WHAT THE TASK REQUIRES ->
Copy the listing below in full and skip every picture.

** Begin **

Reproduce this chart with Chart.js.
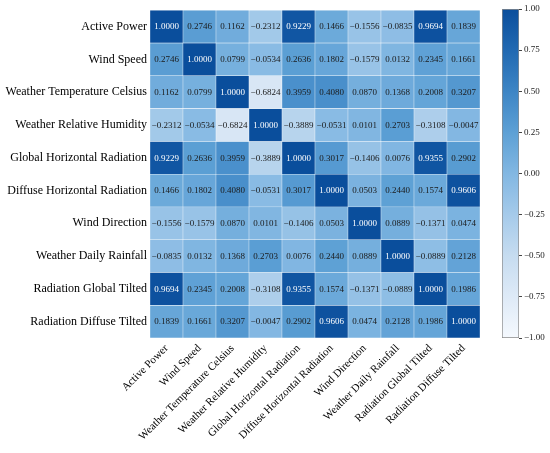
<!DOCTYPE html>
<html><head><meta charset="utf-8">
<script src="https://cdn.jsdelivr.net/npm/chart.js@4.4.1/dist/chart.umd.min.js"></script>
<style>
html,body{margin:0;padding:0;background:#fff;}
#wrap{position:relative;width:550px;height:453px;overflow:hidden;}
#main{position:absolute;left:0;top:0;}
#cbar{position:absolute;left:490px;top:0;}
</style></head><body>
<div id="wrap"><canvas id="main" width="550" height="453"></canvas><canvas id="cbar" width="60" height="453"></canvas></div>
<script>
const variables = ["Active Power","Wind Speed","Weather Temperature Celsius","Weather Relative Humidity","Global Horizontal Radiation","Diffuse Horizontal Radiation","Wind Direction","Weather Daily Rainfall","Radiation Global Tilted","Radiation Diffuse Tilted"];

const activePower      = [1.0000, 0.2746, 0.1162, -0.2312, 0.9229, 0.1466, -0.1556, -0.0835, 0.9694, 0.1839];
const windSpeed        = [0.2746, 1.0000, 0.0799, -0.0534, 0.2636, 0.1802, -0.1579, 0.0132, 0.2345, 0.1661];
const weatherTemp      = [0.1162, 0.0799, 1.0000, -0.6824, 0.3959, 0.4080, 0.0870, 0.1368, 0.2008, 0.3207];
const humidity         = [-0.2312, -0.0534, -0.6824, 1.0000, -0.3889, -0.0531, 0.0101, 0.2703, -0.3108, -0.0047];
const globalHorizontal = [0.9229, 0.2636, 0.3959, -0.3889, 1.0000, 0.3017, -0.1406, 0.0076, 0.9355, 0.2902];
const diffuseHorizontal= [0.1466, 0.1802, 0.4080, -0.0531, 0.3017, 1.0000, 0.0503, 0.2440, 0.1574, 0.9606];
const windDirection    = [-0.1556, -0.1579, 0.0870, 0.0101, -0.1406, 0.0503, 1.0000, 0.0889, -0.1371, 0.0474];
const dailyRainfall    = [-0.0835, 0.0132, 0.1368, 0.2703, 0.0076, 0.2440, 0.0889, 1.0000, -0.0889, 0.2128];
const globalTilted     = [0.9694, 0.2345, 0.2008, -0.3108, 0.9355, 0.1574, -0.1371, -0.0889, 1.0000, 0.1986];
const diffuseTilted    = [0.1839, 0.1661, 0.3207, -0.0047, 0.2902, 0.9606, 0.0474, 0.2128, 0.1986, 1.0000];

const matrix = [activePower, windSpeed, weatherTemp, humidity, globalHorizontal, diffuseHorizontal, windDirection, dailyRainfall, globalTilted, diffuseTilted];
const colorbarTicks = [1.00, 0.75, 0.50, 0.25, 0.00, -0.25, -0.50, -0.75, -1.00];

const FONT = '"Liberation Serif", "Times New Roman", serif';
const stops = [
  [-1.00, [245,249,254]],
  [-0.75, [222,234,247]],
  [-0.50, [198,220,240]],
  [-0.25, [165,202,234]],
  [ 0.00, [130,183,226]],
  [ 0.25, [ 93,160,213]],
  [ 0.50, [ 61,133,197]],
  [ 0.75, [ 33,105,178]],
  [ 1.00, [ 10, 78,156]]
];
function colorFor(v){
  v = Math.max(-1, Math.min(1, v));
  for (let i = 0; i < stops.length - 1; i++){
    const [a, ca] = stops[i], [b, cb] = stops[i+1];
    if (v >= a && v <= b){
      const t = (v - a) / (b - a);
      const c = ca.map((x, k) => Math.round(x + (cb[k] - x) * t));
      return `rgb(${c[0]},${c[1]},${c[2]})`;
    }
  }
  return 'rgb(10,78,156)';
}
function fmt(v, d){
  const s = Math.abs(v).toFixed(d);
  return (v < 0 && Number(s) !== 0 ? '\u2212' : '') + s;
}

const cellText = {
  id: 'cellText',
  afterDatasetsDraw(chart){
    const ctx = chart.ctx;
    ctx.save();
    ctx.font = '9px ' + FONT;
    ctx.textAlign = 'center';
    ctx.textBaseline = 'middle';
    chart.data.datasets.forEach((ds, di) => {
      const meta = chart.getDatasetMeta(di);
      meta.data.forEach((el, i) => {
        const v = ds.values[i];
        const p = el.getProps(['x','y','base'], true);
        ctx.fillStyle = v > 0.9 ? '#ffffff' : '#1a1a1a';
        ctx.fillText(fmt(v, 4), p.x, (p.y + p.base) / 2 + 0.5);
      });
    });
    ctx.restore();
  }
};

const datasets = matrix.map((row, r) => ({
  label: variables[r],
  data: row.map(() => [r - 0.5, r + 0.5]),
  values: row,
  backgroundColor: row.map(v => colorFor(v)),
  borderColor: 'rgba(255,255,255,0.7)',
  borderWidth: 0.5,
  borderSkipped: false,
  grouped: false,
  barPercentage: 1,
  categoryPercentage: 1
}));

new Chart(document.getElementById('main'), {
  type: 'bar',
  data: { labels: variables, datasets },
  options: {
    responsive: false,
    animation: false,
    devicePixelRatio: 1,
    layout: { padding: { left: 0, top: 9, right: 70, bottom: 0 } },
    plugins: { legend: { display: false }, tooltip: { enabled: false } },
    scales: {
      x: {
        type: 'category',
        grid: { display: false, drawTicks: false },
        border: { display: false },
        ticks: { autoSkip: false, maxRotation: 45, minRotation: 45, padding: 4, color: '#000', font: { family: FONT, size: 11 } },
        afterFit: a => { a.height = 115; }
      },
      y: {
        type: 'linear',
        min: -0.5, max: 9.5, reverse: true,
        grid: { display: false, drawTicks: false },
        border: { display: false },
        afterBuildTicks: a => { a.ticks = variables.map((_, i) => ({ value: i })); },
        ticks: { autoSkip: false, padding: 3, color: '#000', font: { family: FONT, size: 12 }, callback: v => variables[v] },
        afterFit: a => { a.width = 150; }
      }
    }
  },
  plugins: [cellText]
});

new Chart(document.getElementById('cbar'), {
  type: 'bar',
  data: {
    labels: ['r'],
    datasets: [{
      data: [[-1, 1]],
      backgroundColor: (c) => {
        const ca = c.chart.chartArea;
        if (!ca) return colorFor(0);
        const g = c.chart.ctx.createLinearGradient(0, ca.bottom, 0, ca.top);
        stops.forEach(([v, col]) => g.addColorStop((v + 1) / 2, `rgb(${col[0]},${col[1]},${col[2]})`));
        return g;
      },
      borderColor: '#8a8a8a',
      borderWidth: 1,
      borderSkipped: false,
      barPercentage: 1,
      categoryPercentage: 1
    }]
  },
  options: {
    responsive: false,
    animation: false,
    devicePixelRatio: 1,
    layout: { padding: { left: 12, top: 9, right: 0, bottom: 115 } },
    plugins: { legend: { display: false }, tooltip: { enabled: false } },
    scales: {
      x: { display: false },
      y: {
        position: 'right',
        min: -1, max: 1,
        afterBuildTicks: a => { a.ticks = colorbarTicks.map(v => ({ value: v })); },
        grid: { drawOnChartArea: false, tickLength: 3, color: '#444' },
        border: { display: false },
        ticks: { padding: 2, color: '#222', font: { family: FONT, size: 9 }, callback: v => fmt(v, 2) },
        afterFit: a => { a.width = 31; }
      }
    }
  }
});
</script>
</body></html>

** End **

SOLUTION BELOW ->
Reproduce this chart with Chart.js.
<!DOCTYPE html>
<html><head><meta charset="utf-8">
<script src="https://cdn.jsdelivr.net/npm/chart.js@4.4.1/dist/chart.umd.min.js"></script>
<style>
html,body{margin:0;padding:0;background:#fff;}
#wrap{position:relative;width:550px;height:453px;overflow:hidden;}
#main{position:absolute;left:0;top:0;}
#cbar{position:absolute;left:490px;top:0;}
</style></head><body>
<div id="wrap"><canvas id="main" width="550" height="453"></canvas><canvas id="cbar" width="60" height="453"></canvas></div>
<script>
const variables = ["Active Power","Wind Speed","Weather Temperature Celsius","Weather Relative Humidity","Global Horizontal Radiation","Diffuse Horizontal Radiation","Wind Direction","Weather Daily Rainfall","Radiation Global Tilted","Radiation Diffuse Tilted"];

const activePower      = [1.0000, 0.2746, 0.1162, -0.2312, 0.9229, 0.1466, -0.1556, -0.0835, 0.9694, 0.1839];
const windSpeed        = [0.2746, 1.0000, 0.0799, -0.0534, 0.2636, 0.1802, -0.1579, 0.0132, 0.2345, 0.1661];
const weatherTemp      = [0.1162, 0.0799, 1.0000, -0.6824, 0.3959, 0.4080, 0.0870, 0.1368, 0.2008, 0.3207];
const humidity         = [-0.2312, -0.0534, -0.6824, 1.0000, -0.3889, -0.0531, 0.0101, 0.2703, -0.3108, -0.0047];
const globalHorizontal = [0.9229, 0.2636, 0.3959, -0.3889, 1.0000, 0.3017, -0.1406, 0.0076, 0.9355, 0.2902];
const diffuseHorizontal= [0.1466, 0.1802, 0.4080, -0.0531, 0.3017, 1.0000, 0.0503, 0.2440, 0.1574, 0.9606];
const windDirection    = [-0.1556, -0.1579, 0.0870, 0.0101, -0.1406, 0.0503, 1.0000, 0.0889, -0.1371, 0.0474];
const dailyRainfall    = [-0.0835, 0.0132, 0.1368, 0.2703, 0.0076, 0.2440, 0.0889, 1.0000, -0.0889, 0.2128];
const globalTilted     = [0.9694, 0.2345, 0.2008, -0.3108, 0.9355, 0.1574, -0.1371, -0.0889, 1.0000, 0.1986];
const diffuseTilted    = [0.1839, 0.1661, 0.3207, -0.0047, 0.2902, 0.9606, 0.0474, 0.2128, 0.1986, 1.0000];

const matrix = [activePower, windSpeed, weatherTemp, humidity, globalHorizontal, diffuseHorizontal, windDirection, dailyRainfall, globalTilted, diffuseTilted];
const colorbarTicks = [1.00, 0.75, 0.50, 0.25, 0.00, -0.25, -0.50, -0.75, -1.00];

const FONT = '"Liberation Serif", "Times New Roman", serif';
const stops = [
  [-1.00, [245,249,254]],
  [-0.75, [222,234,247]],
  [-0.50, [198,220,240]],
  [-0.25, [165,202,234]],
  [ 0.00, [130,183,226]],
  [ 0.25, [ 93,160,213]],
  [ 0.50, [ 61,133,197]],
  [ 0.75, [ 33,105,178]],
  [ 1.00, [ 10, 78,156]]
];
function colorFor(v){
  v = Math.max(-1, Math.min(1, v));
  for (let i = 0; i < stops.length - 1; i++){
    const [a, ca] = stops[i], [b, cb] = stops[i+1];
    if (v >= a && v <= b){
      const t = (v - a) / (b - a);
      const c = ca.map((x, k) => Math.round(x + (cb[k] - x) * t));
      return `rgb(${c[0]},${c[1]},${c[2]})`;
    }
  }
  return 'rgb(10,78,156)';
}
function fmt(v, d){
  const s = Math.abs(v).toFixed(d);
  return (v < 0 && Number(s) !== 0 ? '\u2212' : '') + s;
}

const cellText = {
  id: 'cellText',
  afterDatasetsDraw(chart){
    const ctx = chart.ctx;
    ctx.save();
    ctx.font = '9px ' + FONT;
    ctx.textAlign = 'center';
    ctx.textBaseline = 'middle';
    chart.data.datasets.forEach((ds, di) => {
      const meta = chart.getDatasetMeta(di);
      meta.data.forEach((el, i) => {
        const v = ds.values[i];
        const p = el.getProps(['x','y','base'], true);
        ctx.fillStyle = v > 0.9 ? '#ffffff' : '#1a1a1a';
        ctx.fillText(fmt(v, 4), p.x, (p.y + p.base) / 2 + 0.5);
      });
    });
    ctx.restore();
  }
};

const datasets = matrix.map((row, r) => ({
  label: variables[r],
  data: row.map(() => [r - 0.5, r + 0.5]),
  values: row,
  backgroundColor: row.map(v => colorFor(v)),
  borderColor: 'rgba(255,255,255,0.7)',
  borderWidth: 0.5,
  borderSkipped: false,
  grouped: false,
  barPercentage: 1,
  categoryPercentage: 1
}));

new Chart(document.getElementById('main'), {
  type: 'bar',
  data: { labels: variables, datasets },
  options: {
    responsive: false,
    animation: false,
    devicePixelRatio: 1,
    layout: { padding: { left: 0, top: 9, right: 70, bottom: 0 } },
    plugins: { legend: { display: false }, tooltip: { enabled: false } },
    scales: {
      x: {
        type: 'category',
        grid: { display: false, drawTicks: false },
        border: { display: false },
        ticks: { autoSkip: false, maxRotation: 45, minRotation: 45, padding: 4, color: '#000', font: { family: FONT, size: 11 } },
        afterFit: a => { a.height = 115; }
      },
      y: {
        type: 'linear',
        min: -0.5, max: 9.5, reverse: true,
        grid: { display: false, drawTicks: false },
        border: { display: false },
        afterBuildTicks: a => { a.ticks = variables.map((_, i) => ({ value: i })); },
        ticks: { autoSkip: false, padding: 3, color: '#000', font: { family: FONT, size: 12 }, callback: v => variables[v] },
        afterFit: a => { a.width = 150; }
      }
    }
  },
  plugins: [cellText]
});

new Chart(document.getElementById('cbar'), {
  type: 'bar',
  data: {
    labels: ['r'],
    datasets: [{
      data: [[-1, 1]],
      backgroundColor: (c) => {
        const ca = c.chart.chartArea;
        if (!ca) return colorFor(0);
        const g = c.chart.ctx.createLinearGradient(0, ca.bottom, 0, ca.top);
        stops.forEach(([v, col]) => g.addColorStop((v + 1) / 2, `rgb(${col[0]},${col[1]},${col[2]})`));
        return g;
      },
      borderColor: '#8a8a8a',
      borderWidth: 1,
      borderSkipped: false,
      barPercentage: 1,
      categoryPercentage: 1
    }]
  },
  options: {
    responsive: false,
    animation: false,
    devicePixelRatio: 1,
    layout: { padding: { left: 12, top: 9, right: 0, bottom: 115 } },
    plugins: { legend: { display: false }, tooltip: { enabled: false } },
    scales: {
      x: { display: false },
      y: {
        position: 'right',
        min: -1, max: 1,
        afterBuildTicks: a => { a.ticks = colorbarTicks.map(v => ({ value: v })); },
        grid: { drawOnChartArea: false, tickLength: 3, color: '#444' },
        border: { display: false },
        ticks: { padding: 2, color: '#222', font: { family: FONT, size: 9 }, callback: v => fmt(v, 2) },
        afterFit: a => { a.width = 31; }
      }
    }
  }
});
</script>
</body></html>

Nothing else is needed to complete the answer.